AVAILABLE DATA:

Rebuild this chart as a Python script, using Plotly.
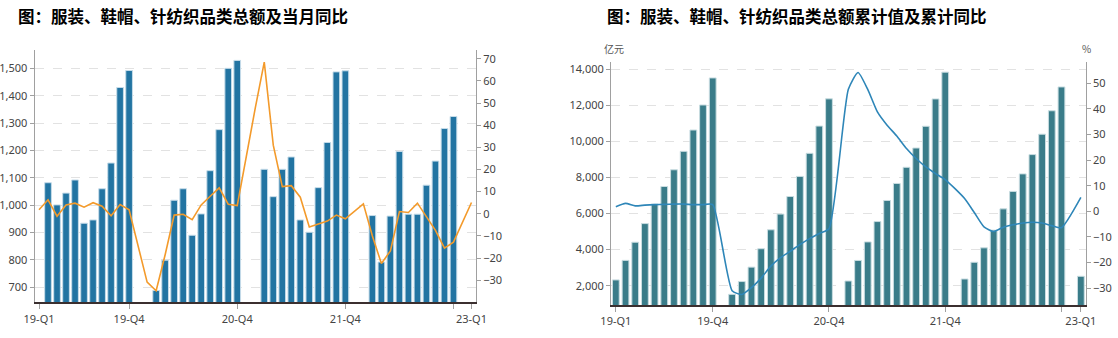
import pandas as pd
import plotly.graph_objects as go

# Monthly categories, Feb 2019 .. Feb 2023
months = [d.strftime("%Y-%m") for d in pd.date_range("2019-02-01", "2023-02-01", freq="MS")]

# Apparel, footwear, hats & textiles retail sales: monthly value (100M yuan)
monthly_value = [
    None, 1082, 1001, 1044, 1092, 934, 946, 1060, 1154, 1430, 1492,          # 2019-02..12
    None, None, 688, 799, 1018, 1060, 890, 968, 1126, 1276, 1500, 1529,      # 2020
    None, None, 1131, 1031, 1131, 1176, 946, 901, 1064, 1229, 1487, 1491,    # 2021
    None, None, 962, 792, 960, 1196, 967, 967, 1073, 1161, 1280, 1324,       # 2022
    None, None,                                                              # 2023-01..02
]

# Monthly YoY (%)
monthly_yoy = [
    1.8, 6.3, -1.1, 4.0, 4.8, 3.0, 5.0, 3.4, -0.9, 4.2, 1.8,
    None, -30.9, -34.8, -18.5, -0.6, -0.2, -2.7, 4.0, 7.9, 11.7, 4.3, 3.7,
    None, 47.7, 68.5, 31.0, 12.3, 12.7, 7.5, -6.0, -4.5, -3.3, -0.6, -2.3,
    None, 4.5, -10.0, -22.5, -16.8, 1.0, 0.6, 4.8, -1.5, -7.5, -15.5, -12.8,
    None, 5.1,
]

# Year-to-date cumulative value (100M yuan)
cum_value = [
    2320, 3405, 4411, 5444, 6522, 7500, 8428, 9450, 10633, 12020, 13520,
    None, 1522, 2230, 3030, 4050, 5100, 5970, 6944, 8060, 9340, 10850, 12360,
    None, 2261, 3400, 4428, 5556, 6725, 7670, 8565, 9635, 10840, 12356, 13840,
    None, 2372, 3300, 4100, 5080, 6260, 7230, 8200, 9270, 10400, 11700, 13020,
    None, 2522,
]

# Year-to-date cumulative YoY (%)
cum_yoy = [
    1.8, 3.1, 2.1, 2.4, 2.6, 2.7, 2.8, 2.8, 2.6, 2.6, 2.6,
    None, -31.0, -32.5, -29.8, -26.1, -21.4, -18.1, -15.6, -13.0, -10.7, -8.7, -6.8,
    None, 47.6, 54.2, 47.6, 38.8, 33.6, 29.4, 24.5, 20.6, 17.3, 14.7, 12.4,
    None, 5.0, -0.5, -6.1, -7.9, -6.2, -5.3, -4.6, -4.3, -4.6, -5.6, -6.4,
    None, 5.4,
]

tick_months = ["2019-02", "2019-12", "2020-12", "2021-12", "2022-12", "2023-02"]
tick_labels = ["19-Q1", "19-Q4", "20-Q4", "21-Q4", "", "23-Q1"]

W, H = 1118, 338
TICK_FONT = dict(family="Noto Sans", size=11, color="#444444")
AXIS_GREY = "#a0a0a0"

fig = go.Figure()

fig.add_trace(go.Bar(
    x=months, y=monthly_value, xaxis="x", yaxis="y", width=0.74,
    marker=dict(color="#2274a2", line=dict(color="#c6dce9", width=1)),
    name="当月值",
))
fig.add_trace(go.Scatter(
    x=months, y=monthly_yoy, xaxis="x", yaxis="y2", mode="lines",
    connectgaps=True, line=dict(color="#f39a2b", width=1.6), name="当月同比",
))
fig.add_trace(go.Bar(
    x=months, y=cum_value, xaxis="x2", yaxis="y3", width=0.7,
    marker=dict(color="#3a7c89", line=dict(color="#c9dde1", width=1)),
    name="累计值",
))
fig.add_trace(go.Scatter(
    x=months, y=cum_yoy, xaxis="x2", yaxis="y4", mode="lines",
    connectgaps=True, line=dict(color="#2e86b8", width=1.6, shape="spline", smoothing=0.55),
    name="累计同比",
))


def px_x(v):
    return v / W


def px_y(v):
    return 1 - v / H


x_common = dict(
    type="category", categoryorder="array", categoryarray=months,
    range=[-0.5, len(months) - 0.5],
    tickmode="array", tickvals=tick_months, ticktext=tick_labels,
    ticks="outside", ticklen=5, tickcolor=AXIS_GREY, tickfont=TICK_FONT,
    showline=True, linecolor="#3b2f2f", linewidth=2,
    showgrid=False, zeroline=False, fixedrange=True,
)
yl_common = dict(
    showline=True, linecolor=AXIS_GREY, linewidth=1,
    ticks="outside", ticklen=4, tickcolor=AXIS_GREY, tickfont=TICK_FONT,
    showgrid=True, gridcolor="#e2e2e2", griddash="dash", gridwidth=1,
    zeroline=False, tickformat=",",
)
yr_common = dict(
    side="right", showline=True, linecolor=AXIS_GREY, linewidth=1,
    ticks="outside", ticklen=4, tickcolor=AXIS_GREY, tickfont=TICK_FONT,
    showgrid=False, zeroline=False,
)

fig.update_layout(
    width=W, height=H,
    margin=dict(l=0, r=0, t=0, b=0, autoexpand=False),
    paper_bgcolor="white", plot_bgcolor="white",
    showlegend=False,
    xaxis=dict(domain=[px_x(34.5), px_x(476)], anchor="y", **x_common),
    yaxis=dict(domain=[px_y(302.3), px_y(50)], anchor="x",
               range=[645, 1567], tickvals=list(range(700, 1501, 100)), **yl_common),
    yaxis2=dict(overlaying="y", anchor="x", range=[-40, 74],
                tickvals=list(range(-30, 71, 10)), **yr_common),
    xaxis2=dict(domain=[px_x(611), px_x(1085.7)], anchor="y3", **x_common),
    yaxis3=dict(domain=[px_y(305), px_y(61.7)], anchor="x2",
                range=[930, 14420], tickvals=list(range(2000, 14001, 2000)), **yl_common),
    yaxis4=dict(overlaying="y3", anchor="x2", range=[-36.6, 58.4],
                tickvals=list(range(-30, 51, 10)), **yr_common),
)

title_font = dict(family="Noto Sans CJK SC", size=16.5, color="#000000", weight="bold")
fig.add_annotation(text="图：服装、鞋帽、针纺织品类总额及当月同比", xref="paper", yref="paper",
                   x=px_x(16), y=px_y(16), xanchor="left", yanchor="middle",
                   showarrow=False, font=title_font)
fig.add_annotation(text="图：服装、鞋帽、针纺织品类总额累计值及累计同比", xref="paper", yref="paper",
                   x=px_x(605), y=px_y(16), xanchor="left", yanchor="middle",
                   showarrow=False, font=title_font)

unit_font = dict(family="Noto Sans CJK SC", size=10, color="#555555")
fig.add_annotation(text="亿元", xref="paper", yref="paper", x=px_x(602), y=px_y(48),
                   xanchor="left", yanchor="middle", showarrow=False, font=unit_font)
fig.add_annotation(text="%", xref="paper", yref="paper", x=px_x(1086), y=px_y(48),
                   xanchor="center", yanchor="middle", showarrow=False, font=unit_font)

fig.write_html("out.html", config={"displayModeBar": False})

GOAL: Extract the full listing above verbatim; pictures are to be left out of the copy.

TASK RESPONSE:
Rebuild this chart as a Python script, using Plotly.
import pandas as pd
import plotly.graph_objects as go

# Monthly categories, Feb 2019 .. Feb 2023
months = [d.strftime("%Y-%m") for d in pd.date_range("2019-02-01", "2023-02-01", freq="MS")]

# Apparel, footwear, hats & textiles retail sales: monthly value (100M yuan)
monthly_value = [
    None, 1082, 1001, 1044, 1092, 934, 946, 1060, 1154, 1430, 1492,          # 2019-02..12
    None, None, 688, 799, 1018, 1060, 890, 968, 1126, 1276, 1500, 1529,      # 2020
    None, None, 1131, 1031, 1131, 1176, 946, 901, 1064, 1229, 1487, 1491,    # 2021
    None, None, 962, 792, 960, 1196, 967, 967, 1073, 1161, 1280, 1324,       # 2022
    None, None,                                                              # 2023-01..02
]

# Monthly YoY (%)
monthly_yoy = [
    1.8, 6.3, -1.1, 4.0, 4.8, 3.0, 5.0, 3.4, -0.9, 4.2, 1.8,
    None, -30.9, -34.8, -18.5, -0.6, -0.2, -2.7, 4.0, 7.9, 11.7, 4.3, 3.7,
    None, 47.7, 68.5, 31.0, 12.3, 12.7, 7.5, -6.0, -4.5, -3.3, -0.6, -2.3,
    None, 4.5, -10.0, -22.5, -16.8, 1.0, 0.6, 4.8, -1.5, -7.5, -15.5, -12.8,
    None, 5.1,
]

# Year-to-date cumulative value (100M yuan)
cum_value = [
    2320, 3405, 4411, 5444, 6522, 7500, 8428, 9450, 10633, 12020, 13520,
    None, 1522, 2230, 3030, 4050, 5100, 5970, 6944, 8060, 9340, 10850, 12360,
    None, 2261, 3400, 4428, 5556, 6725, 7670, 8565, 9635, 10840, 12356, 13840,
    None, 2372, 3300, 4100, 5080, 6260, 7230, 8200, 9270, 10400, 11700, 13020,
    None, 2522,
]

# Year-to-date cumulative YoY (%)
cum_yoy = [
    1.8, 3.1, 2.1, 2.4, 2.6, 2.7, 2.8, 2.8, 2.6, 2.6, 2.6,
    None, -31.0, -32.5, -29.8, -26.1, -21.4, -18.1, -15.6, -13.0, -10.7, -8.7, -6.8,
    None, 47.6, 54.2, 47.6, 38.8, 33.6, 29.4, 24.5, 20.6, 17.3, 14.7, 12.4,
    None, 5.0, -0.5, -6.1, -7.9, -6.2, -5.3, -4.6, -4.3, -4.6, -5.6, -6.4,
    None, 5.4,
]

tick_months = ["2019-02", "2019-12", "2020-12", "2021-12", "2022-12", "2023-02"]
tick_labels = ["19-Q1", "19-Q4", "20-Q4", "21-Q4", "", "23-Q1"]

W, H = 1118, 338
TICK_FONT = dict(family="Noto Sans", size=11, color="#444444")
AXIS_GREY = "#a0a0a0"

fig = go.Figure()

fig.add_trace(go.Bar(
    x=months, y=monthly_value, xaxis="x", yaxis="y", width=0.74,
    marker=dict(color="#2274a2", line=dict(color="#c6dce9", width=1)),
    name="当月值",
))
fig.add_trace(go.Scatter(
    x=months, y=monthly_yoy, xaxis="x", yaxis="y2", mode="lines",
    connectgaps=True, line=dict(color="#f39a2b", width=1.6), name="当月同比",
))
fig.add_trace(go.Bar(
    x=months, y=cum_value, xaxis="x2", yaxis="y3", width=0.7,
    marker=dict(color="#3a7c89", line=dict(color="#c9dde1", width=1)),
    name="累计值",
))
fig.add_trace(go.Scatter(
    x=months, y=cum_yoy, xaxis="x2", yaxis="y4", mode="lines",
    connectgaps=True, line=dict(color="#2e86b8", width=1.6, shape="spline", smoothing=0.55),
    name="累计同比",
))


def px_x(v):
    return v / W


def px_y(v):
    return 1 - v / H


x_common = dict(
    type="category", categoryorder="array", categoryarray=months,
    range=[-0.5, len(months) - 0.5],
    tickmode="array", tickvals=tick_months, ticktext=tick_labels,
    ticks="outside", ticklen=5, tickcolor=AXIS_GREY, tickfont=TICK_FONT,
    showline=True, linecolor="#3b2f2f", linewidth=2,
    showgrid=False, zeroline=False, fixedrange=True,
)
yl_common = dict(
    showline=True, linecolor=AXIS_GREY, linewidth=1,
    ticks="outside", ticklen=4, tickcolor=AXIS_GREY, tickfont=TICK_FONT,
    showgrid=True, gridcolor="#e2e2e2", griddash="dash", gridwidth=1,
    zeroline=False, tickformat=",",
)
yr_common = dict(
    side="right", showline=True, linecolor=AXIS_GREY, linewidth=1,
    ticks="outside", ticklen=4, tickcolor=AXIS_GREY, tickfont=TICK_FONT,
    showgrid=False, zeroline=False,
)

fig.update_layout(
    width=W, height=H,
    margin=dict(l=0, r=0, t=0, b=0, autoexpand=False),
    paper_bgcolor="white", plot_bgcolor="white",
    showlegend=False,
    xaxis=dict(domain=[px_x(34.5), px_x(476)], anchor="y", **x_common),
    yaxis=dict(domain=[px_y(302.3), px_y(50)], anchor="x",
               range=[645, 1567], tickvals=list(range(700, 1501, 100)), **yl_common),
    yaxis2=dict(overlaying="y", anchor="x", range=[-40, 74],
                tickvals=list(range(-30, 71, 10)), **yr_common),
    xaxis2=dict(domain=[px_x(611), px_x(1085.7)], anchor="y3", **x_common),
    yaxis3=dict(domain=[px_y(305), px_y(61.7)], anchor="x2",
                range=[930, 14420], tickvals=list(range(2000, 14001, 2000)), **yl_common),
    yaxis4=dict(overlaying="y3", anchor="x2", range=[-36.6, 58.4],
                tickvals=list(range(-30, 51, 10)), **yr_common),
)

title_font = dict(family="Noto Sans CJK SC", size=16.5, color="#000000", weight="bold")
fig.add_annotation(text="图：服装、鞋帽、针纺织品类总额及当月同比", xref="paper", yref="paper",
                   x=px_x(16), y=px_y(16), xanchor="left", yanchor="middle",
                   showarrow=False, font=title_font)
fig.add_annotation(text="图：服装、鞋帽、针纺织品类总额累计值及累计同比", xref="paper", yref="paper",
                   x=px_x(605), y=px_y(16), xanchor="left", yanchor="middle",
                   showarrow=False, font=title_font)

unit_font = dict(family="Noto Sans CJK SC", size=10, color="#555555")
fig.add_annotation(text="亿元", xref="paper", yref="paper", x=px_x(602), y=px_y(48),
                   xanchor="left", yanchor="middle", showarrow=False, font=unit_font)
fig.add_annotation(text="%", xref="paper", yref="paper", x=px_x(1086), y=px_y(48),
                   xanchor="center", yanchor="middle", showarrow=False, font=unit_font)

fig.write_html("out.html", config={"displayModeBar": False})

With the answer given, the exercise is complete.